Matching pink outfits. Who says tradition’s on the wane?
3. The Endings
Since Marge and Selma mutually decide that they don’t care enough about their little disagreement to continue it all the way to the end of the episode, Zombie Simpsons needed to pull something directly out of its ass to reach the sweet relief of twenty minutes runtime. That something was an infidelity plot which they introduced – with no warning – at the seventeen minute mark. At that point they’d all but exhausted their supply of the Jersey Shore jokes that were the reason this whole episode got approved in the first place, and they headed for the nearest exit they could find.
The ending is forced to (literally) break into the episode.
“A Fish Called Selma” has a twist at the end too. But instead of a panicked swerve into oncoming traffic that results in the “real wife” driving a convertible through a fence, it’s one of those tightly controlled 180s where the hero throws the car into reverse and shoots all the bad guys while driving backwards.
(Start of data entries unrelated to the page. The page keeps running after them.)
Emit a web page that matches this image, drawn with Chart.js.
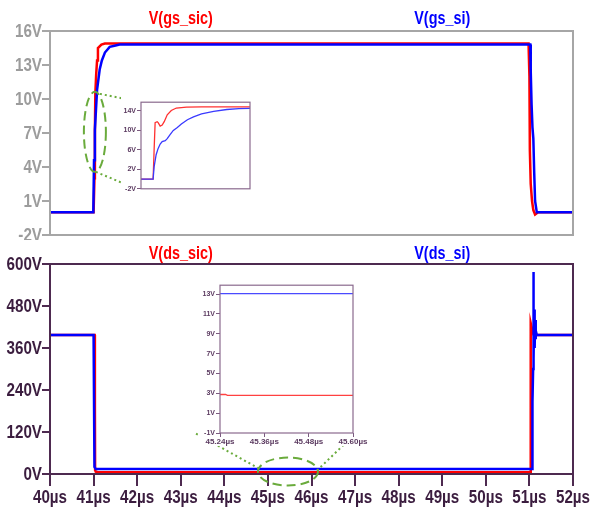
<!DOCTYPE html>
<html lang="en">
<head>
    <meta charset="UTF-8">
    <title>V(gs) / V(ds) - SiC vs Si</title>
    <style>
        body { margin: 0; background: #fff; }
        #wrap { position: relative; width: 596px; height: 510px; overflow: hidden; }
        #wrap canvas { position: absolute; }
    </style>
</head>
<body>
<div id="wrap">
    <canvas id="gsChart" width="596" height="240" style="left:0;top:0"></canvas>
    <canvas id="dsChart" width="596" height="270" style="left:0;top:240px"></canvas>
    <canvas id="gsZoom" width="132" height="97" style="left:121px;top:97px"></canvas>
    <canvas id="dsZoom" width="175" height="166" style="left:198px;top:280px"></canvas>
</div>

<script src="https://cdn.jsdelivr.net/npm/chart.js"></script>
<script>
    // ---- data (time in µs, voltage in V) ----
    const timeTicks = [40, 41, 42, 43, 44, 45, 46, 47, 48, 49, 50, 51, 52];
    const gsTicks = [-2, 1, 4, 7, 10, 13, 16];
    const dsTicks = [0, 120, 240, 360, 480, 600];

    const tGsSic = [40, 41.0, 41.02, 41.03, 41.04, 41.06, 41.08, 41.1, 41.18, 41.26, 42.5, 50.98, 51.0, 51.01, 51.03, 51.06, 51.09, 51.13, 51.2, 52];
    const vGsSic = [0, 0, 3, 7, 10.5, 12.2, 13.4, 14.5, 14.8, 14.9, 14.9, 14.9, 12, 5.5, 2.5, 1, 0.2, -0.2, 0, 0];

    const tGsSi = [40, 40.994, 41.01, 41.03, 41.08, 41.14, 41.19, 41.26, 41.37, 41.48, 41.6, 42.5, 51.0, 51.02, 51.03, 51.05, 51.07, 51.09, 51.11, 51.13, 51.17, 52];
    const vGsSi = [0, 0, 4.6, 7.3, 10.8, 12.6, 13.4, 14.1, 14.6, 14.7, 14.8, 14.8, 14.8, 14.8, 12.5, 9.5, 7.5, 6.5, 3.5, 1, 0, 0];

    const tDsSic = [40, 41.0, 41.025, 41.03, 41.035, 41.05, 41.1, 41.3, 51.0, 51.02, 51.025, 51.035, 51.05, 51.07, 51.1, 52];
    const vDsSic = [397, 397, 397, 190, 10, 7, 5, 5, 5, 5, 280, 431, 420, 405, 397, 397];

    const tDsSi = [40, 41.0, 41.02, 41.05, 51.06, 51.07, 51.085, 51.09, 51.1, 51.11, 51.12, 51.13, 51.14, 51.15, 51.17, 52];
    const vDsSi = [397, 397, 20, 14, 14, 206, 300, 577, 330, 470, 360, 440, 385, 410, 397, 397];

    // zoom of the gate turn-on (no time labels in the inset)
    const zGsTicks = [-2, 2, 6, 10, 14];
    const tZoomGsSi = [40.97, 41.03, 41.035, 41.045, 41.055, 41.065, 41.075, 41.09, 41.1, 41.115, 41.13, 41.15, 41.17, 41.2, 41.23, 41.27, 41.33, 41.395, 41.455, 41.51];
    const vZoomGsSi = [0, 0, 2.5, 5, 6.3, 7.2, 7.7, 7.9, 8.3, 9.2, 10, 10.6, 11.3, 12.2, 12.8, 13.4, 13.9, 14.3, 14.5, 14.55];
    const tZoomGsSic = [40.97, 41.03, 41.035, 41.04, 41.05, 41.055, 41.065, 41.075, 41.085, 41.1, 41.12, 41.145, 41.195, 41.27, 41.51];
    const vZoomGsSic = [0, 0, 6, 11.6, 11.8, 11.6, 10.9, 11.1, 11.8, 13.2, 14.1, 14.6, 14.8, 14.85, 14.85];

    // zoom of the on-state drain voltage
    const zDsTimeTicks = [45.24, 45.36, 45.48, 45.60];
    const zDsTicks = [-1, 1, 3, 5, 7, 9, 11, 13];
    const tZoomDsSic = [45.24, 45.255, 45.26, 45.60];
    const vZoomDsSic = [2.88, 2.88, 2.8, 2.8];
    const tZoomDsSi = [45.24, 45.60];
    const vZoomDsSi = [13.05, 13.05];

    // ---- styling ----
    const RED = '#ff0000';
    const BLUE = '#0000ff';
    const GREEN = '#6aab3c';
    const SANS = "'Liberation Sans', Arial, sans-serif";
    const SQUEEZE = 0.8;   // no narrow face installed, so Liberation Sans is squeezed by hand

    function pts(t, v) {
        return t.map((x, i) => ({ x: x, y: v[i] }));
    }

    function useTicks(values) {
        return function (scale) {
            scale.ticks = values.map(v => ({ value: v }));
        };
    }

    // white background, plot frame, narrow axis labels and trace names
    const frame = {
        id: 'frame',
        beforeDraw(chart) {
            const ctx = chart.ctx;
            ctx.save();
            ctx.fillStyle = '#fff';
            ctx.fillRect(0, 0, chart.width, chart.height);
            ctx.restore();
        },
        afterDraw(chart, args, opts) {
            const ctx = chart.ctx;
            const a = chart.chartArea;
            ctx.save();
            ctx.strokeStyle = opts.color;
            ctx.lineWidth = opts.width;
            ctx.strokeRect(a.left, a.top, a.right - a.left, a.bottom - a.top);
            ctx.restore();

            if (!opts.narrow) return;
            ctx.save();
            ctx.scale(SQUEEZE, 1);
            ctx.fillStyle = opts.tickColor;
            ctx.font = 'bold 19px ' + SANS;
            const ys = chart.scales.y;
            ctx.textAlign = 'right';
            ctx.textBaseline = 'middle';
            ys.ticks.forEach(t => {
                ctx.fillText(t.value + 'V', (a.left - 8) / SQUEEZE, ys.getPixelForValue(t.value) + 1);
            });
            ctx.textAlign = 'center';
            ctx.textBaseline = 'alphabetic';
            const xs = chart.scales.x;
            if (xs.options.display) {
                xs.ticks.forEach(t => {
                    ctx.fillText(t.value + 'µs', xs.getPixelForValue(t.value) / SQUEEZE, a.bottom + 29);
                });
            }
            ctx.font = 'bold 18px ' + SANS;
            chart.data.datasets.forEach(ds => {
                ctx.fillStyle = ds.borderColor;
                ctx.fillText(ds.label, (a.left + ds.nameAt * (a.right - a.left)) / SQUEEZE, opts.nameY);
            });
            ctx.restore();
        }
    };

    // green dashed ellipse on the main plot + dotted links to the inset box
    function zoomMarks(mark, inset, links) {
        return {
            id: 'zoomMarks',
            afterDraw(chart) {
                const ctx = chart.ctx;
                const cx = chart.scales.x.getPixelForValue(mark.x);
                const cy = chart.scales.y.getPixelForValue(mark.y);
                const za = inset.chartArea;
                const dx = inset.canvas.offsetLeft - chart.canvas.offsetLeft;
                const dy = inset.canvas.offsetTop - chart.canvas.offsetTop;
                ctx.save();
                ctx.strokeStyle = GREEN;
                ctx.lineWidth = 2;
                ctx.setLineDash([9, 5]);
                ctx.beginPath();
                ctx.ellipse(cx, cy, mark.rx, mark.ry, 0, 0, Math.PI * 2);
                ctx.stroke();
                ctx.setLineDash([2, 3]);
                links.forEach(l => {
                    const ex = dx + za[l.side] + l.off[0];
                    const ey = dy + za[l.edge] + l.off[1];
                    ctx.beginPath();
                    ctx.moveTo(cx + l.from[0], cy + l.from[1]);
                    ctx.lineTo(ex, ey);
                    ctx.stroke();
                });
                ctx.restore();
            }
        };
    }

    function axisStyle(color, width, tick) {
        return {
            display: true,
            drawOnChartArea: false,
            drawTicks: true,
            tickLength: tick,
            color: color,
            lineWidth: width
        };
    }

    const baseOptions = {
        responsive: false,
        animation: false,
        events: [],
        elements: { point: { radius: 0 }, line: { tension: 0 } }
    };

    // blue is drawn over red everywhere (order 0 = top)
    // ---- insets (created first so the main plots can point at them) ----
    const gsZoom = new Chart(document.getElementById('gsZoom'), {
        type: 'line',
        data: {
            datasets: [
                { label: 'V(gs_sic)', order: 1, data: pts(tZoomGsSic, vZoomGsSic), borderColor: '#ff3030', borderWidth: 1.3 },
                { label: 'V(gs_si)', order: 0, data: pts(tZoomGsSi, vZoomGsSi), borderColor: '#3a3aff', borderWidth: 1.3 }
            ]
        },
        options: Object.assign({}, baseOptions, {
            layout: { padding: { top: 5, right: 3, bottom: 5, left: 0 } },
            plugins: { legend: { display: false }, tooltip: { enabled: false }, frame: { color: '#8a6a8e', width: 1.2, narrow: false } },
            scales: {
                x: { type: 'linear', display: false, min: 40.97, max: 41.51 },
                y: {
                    min: -2, max: 15.8,
                    afterBuildTicks: useTicks(zGsTicks),
                    afterFit: s => { s.width = 20; },
                    border: { display: false },
                    grid: axisStyle('#7b5a7f', 1, 4),
                    ticks: { padding: 1, color: '#5b3a60', font: { family: SANS, size: 7, weight: 'bold' }, callback: v => v + 'V' }
                }
            }
        }),
        plugins: [frame]
    });

    const dsZoom = new Chart(document.getElementById('dsZoom'), {
        type: 'line',
        data: {
            datasets: [
                { label: 'V(ds_sic)', order: 1, data: pts(tZoomDsSic, vZoomDsSic), borderColor: '#ff4040', borderWidth: 1.3 },
                { label: 'V(ds_si)', order: 0, data: pts(tZoomDsSi, vZoomDsSi), borderColor: '#4a4aff', borderWidth: 1.3 }
            ]
        },
        options: Object.assign({}, baseOptions, {
            layout: { padding: { top: 4, right: 20, bottom: 0, left: 0 } },
            plugins: { legend: { display: false }, tooltip: { enabled: false }, frame: { color: '#8a6a8e', width: 1.2, narrow: false } },
            scales: {
                x: {
                    type: 'linear', min: 45.24, max: 45.60,
                    afterBuildTicks: useTicks(zDsTimeTicks),
                    afterFit: s => { s.height = 13; },
                    border: { display: false },
                    grid: axisStyle('#7b5a7f', 1, 4),
                    ticks: { padding: 0, maxRotation: 0, color: '#5b3a60', font: { family: SANS, size: 8, weight: 'bold' }, callback: v => v.toFixed(2) + 'µs' }
                },
                y: {
                    min: -1, max: 13.9,
                    afterBuildTicks: useTicks(zDsTicks),
                    afterFit: s => { s.width = 22; },
                    border: { display: false },
                    grid: axisStyle('#7b5a7f', 1, 4),
                    ticks: { padding: 1, color: '#5b3a60', font: { family: SANS, size: 7, weight: 'bold' }, callback: v => v + 'V' }
                }
            }
        }),
        plugins: [frame]
    });

    // ---- main plots ----
    new Chart(document.getElementById('gsChart'), {
        type: 'line',
        data: {
            datasets: [
                { label: 'V(gs_sic)', order: 1, nameAt: 0.25, data: pts(tGsSic, vGsSic), borderColor: RED, borderWidth: 2.5 },
                { label: 'V(gs_si)', order: 0, nameAt: 0.75, data: pts(tGsSi, vGsSi), borderColor: BLUE, borderWidth: 2.5 }
            ]
        },
        options: Object.assign({}, baseOptions, {
            layout: { padding: { top: 31, right: 23, bottom: 5, left: 0 } },
            plugins: {
                legend: { display: false }, tooltip: { enabled: false },
                frame: { color: '#a6a6a6', width: 2, narrow: true, tickColor: '#9c9c9c', nameY: 24 }
            },
            scales: {
                x: { type: 'linear', display: false, min: 40, max: 52 },
                y: {
                    min: -2, max: 16,
                    afterBuildTicks: useTicks(gsTicks),
                    afterFit: s => { s.width = 50; },
                    border: { display: false },
                    grid: axisStyle('#a6a6a6', 2, 8),
                    ticks: { display: false }
                }
            }
        }),
        plugins: [frame, zoomMarks({ x: 41.03, y: 7.1, rx: 11, ry: 40 }, gsZoom, [
            { from: [5, -38], side: 'left', edge: 'top', off: [0, 0] },
            { from: [1, 40], side: 'left', edge: 'bottom', off: [0, 2] }
        ])]
    });

    new Chart(document.getElementById('dsChart'), {
        type: 'line',
        data: {
            datasets: [
                { label: 'V(ds_sic)', order: 1, nameAt: 0.25, data: pts(tDsSic, vDsSic), borderColor: RED, borderWidth: 2.5 },
                { label: 'V(ds_si)', order: 0, nameAt: 0.75, data: pts(tDsSi, vDsSi), borderColor: BLUE, borderWidth: 2.5 }
            ]
        },
        options: Object.assign({}, baseOptions, {
            layout: { padding: { top: 24, right: 23, bottom: 0, left: 0 } },
            plugins: {
                legend: { display: false }, tooltip: { enabled: false },
                frame: { color: '#4e2a50', width: 2, narrow: true, tickColor: '#3b1d3f', nameY: 19 }
            },
            scales: {
                x: {
                    type: 'linear', min: 40, max: 52,
                    afterBuildTicks: useTicks(timeTicks),
                    afterFit: s => { s.height = 36; },
                    border: { display: false },
                    grid: axisStyle('#4e2a50', 2, 12),
                    ticks: { display: false }
                },
                y: {
                    min: 0, max: 600,
                    afterBuildTicks: useTicks(dsTicks),
                    afterFit: s => { s.width = 50; },
                    border: { display: false },
                    grid: axisStyle('#4e2a50', 2, 8),
                    ticks: { display: false }
                }
            }
        }),
        plugins: [frame, zoomMarks({ x: 45.46, y: 7, rx: 30, ry: 14 }, dsZoom, [
            { from: [-29, -3], side: 'left', edge: 'bottom', off: [-25, 0] },
            { from: [29, -1], side: 'right', edge: 'bottom', off: [3, 0] }
        ])]
    });
</script>
</body>
</html>
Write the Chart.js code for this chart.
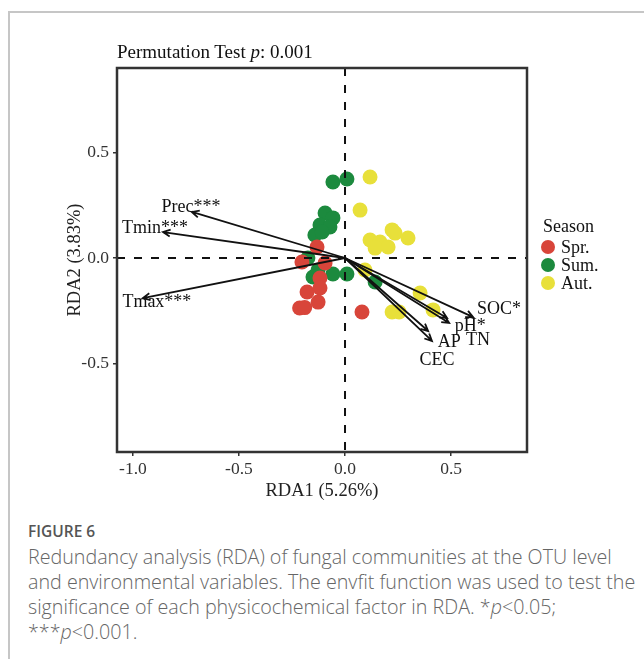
<!DOCTYPE html>
<html>
<head>
<meta charset="utf-8">
<script src="https://cdn.jsdelivr.net/npm/chart.js@4.4.1/dist/chart.umd.min.js"></script>
<style>
  body { margin: 0; background: #fff; width: 644px; height: 659px; overflow: hidden; position: relative; }
  .frame { position: absolute; left: 8px; top: 11px; width: 700px; height: 700px;
           border-left: 2px solid #c6c6c6; border-top: 2px solid #c6c6c6; }
  #rda { position: absolute; left: 0; top: 0; }
  .ptitle { position: absolute; left: 117px; top: 41px; font: 19px/22px "Liberation Serif", serif; color: #111; white-space: nowrap; }
  .legend { position: absolute; left: 539px; top: 217px; font: 18px/18px "Liberation Serif", serif; color: #111; }
  .legend .lt { margin-left: 4px; margin-bottom: 3px; }
  .legend .item { display: flex; align-items: center; height: 18px; }
  .legend .dot { width: 14px; height: 14px; border-radius: 50%; margin: 0 6px 0 2px; }
  .fig { position: absolute; left: 28px; top: 521px; font: 600 15.5px/20px "Open Sans", sans-serif; color: #555; }
  .cap { position: absolute; left: 28px; top: 544px; font: 300 19.7px/25px "Open Sans", sans-serif; color: #666; white-space: nowrap; }
</style>
</head>
<body>
<div class="frame"></div>
<canvas id="rda" width="644" height="520"></canvas>
<div class="ptitle">Permutation Test <i>p</i>: 0.001</div>
<div class="legend" id="legend"></div>
<div class="fig">FIGURE 6</div>
<div class="cap">Redundancy analysis (RDA) of fungal communities at the OTU level<br>and environmental variables. The envfit function was used to test the<br>significance of each physicochemical factor in RDA. *<i>p</i>&lt;0.05;<br>***<i>p</i>&lt;0.001.</div>

<script>
// sample scores by season
const sprX = [-0.132, -0.203, -0.094, -0.118, -0.179, -0.118, -0.214, -0.190, -0.127, 0.080];
const sprY = [0.052, -0.019, -0.024, -0.095, -0.161, -0.142, -0.237, -0.235, -0.209, -0.256];
const sumX = [-0.057, 0.009, -0.094, -0.057, -0.118, -0.071, -0.142, -0.108, -0.175, -0.127, -0.151, -0.057, 0.009, 0.142];
const sumY = [0.360, 0.374, 0.213, 0.190, 0.156, 0.147, 0.109, 0.123, 0.000, -0.057, -0.090, -0.076, -0.076, -0.114];
const autX = [0.118, 0.071, 0.222, 0.236, 0.297, 0.118, 0.165, 0.203, 0.142, 0.094, 0.354, 0.415, 0.222, 0.255];
const autY = [0.384, 0.227, 0.133, 0.118, 0.095, 0.085, 0.076, 0.052, 0.047, -0.057, -0.166, -0.246, -0.256, -0.256];

const seasons = ['Spr.', 'Sum.', 'Aut.'];
const seasonColors = ['#d8453a', '#1c8a3e', '#e8e03a'];

// environmental vectors (arrow tips) and where their labels sit
const envNames = ['Prec***', 'Tmin***', 'Tmax***', 'SOC*', 'pH*', 'TN', 'AP', 'CEC'];
const envX = [-0.722, -0.858, -0.953, 0.604, 0.481, 0.491, 0.392, 0.410];
const envY = [0.218, 0.123, -0.190, -0.280, -0.284, -0.308, -0.346, -0.393];
const labX = [-0.726, -0.896, -0.887, 0.726, 0.590, 0.627, 0.491, 0.434];
const labY = [0.242, 0.142, -0.209, -0.242, -0.322, -0.389, -0.398, -0.483];

const xTicks = [-1.0, -0.5, 0.0, 0.5];
const yTicks = [-0.5, 0.0, 0.5];

function pts(xs, ys) {
  return xs.map((x, i) => ({ x: x, y: ys[i] }));
}

const serif = '"Liberation Serif", serif';

// dashed zero lines, panel box, arrows and labels
const rdaDecor = {
  id: 'rdaDecor',
  afterDatasetsDraw(chart) {
    const ctx = chart.ctx;
    const a = chart.chartArea;
    const sx = chart.scales.x, sy = chart.scales.y;
    const x0 = sx.getPixelForValue(0), y0 = sy.getPixelForValue(0);

    ctx.save();
    ctx.strokeStyle = '#111';
    ctx.lineWidth = 2;
    ctx.setLineDash([8, 9]);
    ctx.beginPath();
    ctx.moveTo(a.left, y0); ctx.lineTo(a.right, y0);
    ctx.moveTo(x0, a.top); ctx.lineTo(x0, a.bottom);
    ctx.stroke();
    ctx.setLineDash([]);

    ctx.lineWidth = 1.8;
    envNames.forEach((name, i) => {
      const px = sx.getPixelForValue(envX[i]);
      const py = sy.getPixelForValue(envY[i]);
      const ang = Math.atan2(py - y0, px - x0);
      ctx.beginPath();
      ctx.moveTo(x0, y0); ctx.lineTo(px, py);
      ctx.moveTo(px - 8 * Math.cos(ang - 0.45), py - 8 * Math.sin(ang - 0.45));
      ctx.lineTo(px, py);
      ctx.lineTo(px - 8 * Math.cos(ang + 0.45), py - 8 * Math.sin(ang + 0.45));
      ctx.stroke();
    });

    ctx.fillStyle = '#111';
    ctx.font = '18px ' + serif;
    ctx.textAlign = 'center';
    ctx.textBaseline = 'middle';
    envNames.forEach((name, i) => {
      ctx.fillText(name, sx.getPixelForValue(labX[i]), sy.getPixelForValue(labY[i]));
    });

    ctx.strokeStyle = '#333';
    ctx.lineWidth = 2.5;
    ctx.strokeRect(a.left, a.top, a.right - a.left, a.bottom - a.top);
    ctx.restore();
  }
};

const ctx = document.getElementById('rda').getContext('2d');
new Chart(ctx, {
  type: 'scatter',
  data: {
    datasets: [
      { label: seasons[0], data: pts(sprX, sprY), backgroundColor: seasonColors[0] },
      { label: seasons[1], data: pts(sumX, sumY), backgroundColor: seasonColors[1] },
      { label: seasons[2], data: pts(autX, autY), backgroundColor: seasonColors[2] }
    ]
  },
  options: {
    responsive: false,
    animation: false,
    layout: { padding: { left: 50, top: 68, right: 117, bottom: 8 } },
    elements: { point: { radius: 7.5, borderWidth: 0, hoverRadius: 7.5 } },
    plugins: { legend: { display: false }, tooltip: { enabled: false } },
    scales: {
      x: {
        type: 'linear',
        min: -1.075, max: 0.858,
        afterFit: s => { s.height = 60; },
        afterBuildTicks: s => { s.ticks = xTicks.map(v => ({ value: v })); },
        grid: { drawOnChartArea: false, tickLength: 4, color: '#333', lineWidth: 1.5 },
        border: { display: false },
        ticks: {
          padding: 3,
          color: '#333',
          font: { family: serif, size: 17.5 },
          callback: v => v.toFixed(1)
        },
        title: {
          display: true, text: 'RDA1 (5.26%)', color: '#222',
          font: { family: serif, size: 18.5 }, padding: { top: 0, bottom: 10 }
        }
      },
      y: {
        type: 'linear',
        min: -0.919, max: 0.90,
        afterFit: s => { s.width = 67; },
        afterBuildTicks: s => { s.ticks = yTicks.map(v => ({ value: v })); },
        grid: { drawOnChartArea: false, tickLength: 4, color: '#333', lineWidth: 1.5 },
        border: { display: false },
        ticks: {
          padding: 4,
          color: '#333',
          font: { family: serif, size: 17.5 },
          callback: v => v.toFixed(1)
        },
        title: {
          display: true, text: 'RDA2 (3.83%)', color: '#222',
          font: { family: serif, size: 18.5 }, padding: { top: 14, bottom: 0 }
        }
      }
    }
  },
  plugins: [rdaDecor]
});

// legend
const legendEl = document.getElementById('legend');
let html = '<div class="lt">Season</div>';
seasons.forEach((s, i) => {
  html += '<div class="item"><span class="dot" style="background:' + seasonColors[i] + '"></span>' + s + '</div>';
});
legendEl.innerHTML = html;
</script>
</body>
</html>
From the very first time Troy and Selma meet, when he exchanges dinner for a wink and a nod on his driver’s license, it’s been plainly obvious to the audience that Troy is using their relationship to restore his career. Selma’s mounting levels of denial about this set the episode up for the ending the audience has been conditioned to expect through years of phony romance in television and film: the big confrontation where she realizes that he’s using her and dumps him.
But The Simpsons is far too clever to just go through the motions like that. Instead, we get this:
Selma: You’re asking me to live a lie, I don’t know if I can do that.
Troy: It’s remarkably easy. Just smile for the cameras and enjoy Mr. Troy’s Wild Ride. You’ll go to the right parties, meet the right people. Sure, you’ll be a sham wife, but you’ll be the envy of every other sham wife in town! So, what do you say, baby?
Selma: Tell me again about Mr. Troy’s Wild Ride.
No anger. No outrage. No yelling about betrayal. Just two people coming to an agreement. And even this isn’t totally unexpected. Way back at the beginning of the episode, when Troy took Selma out for the dinner that started it all, she says, “Thanks for holding up your end of the bargain. I had a pretty good time.” Selma isn’t stupid, she knew the dinner was quid pro quo, so it’s not a bolt from the blue when she decides that the marriage can be too. All the little pieces fit so snugly together that Swiss watchmakers could take lessons.
When the inevitable break up does come, there’s no need for shock or tears or the retcon induced hair pulling that drags “The Real Housewives of Fat Tony” over the finish line. Selma realizes that Troy is willing to take the sham further than she’s willing to go, and decides to stop things. It ends on the comically bittersweet note of them going their separate ways, with microwaved roaches for Jub Jub, and an a lunatic vanity project for Professor Horatio Hufnagel.
[Updated because I can’t tell one sporting staple song from another. Originally I had Homer’s wedding song as this.]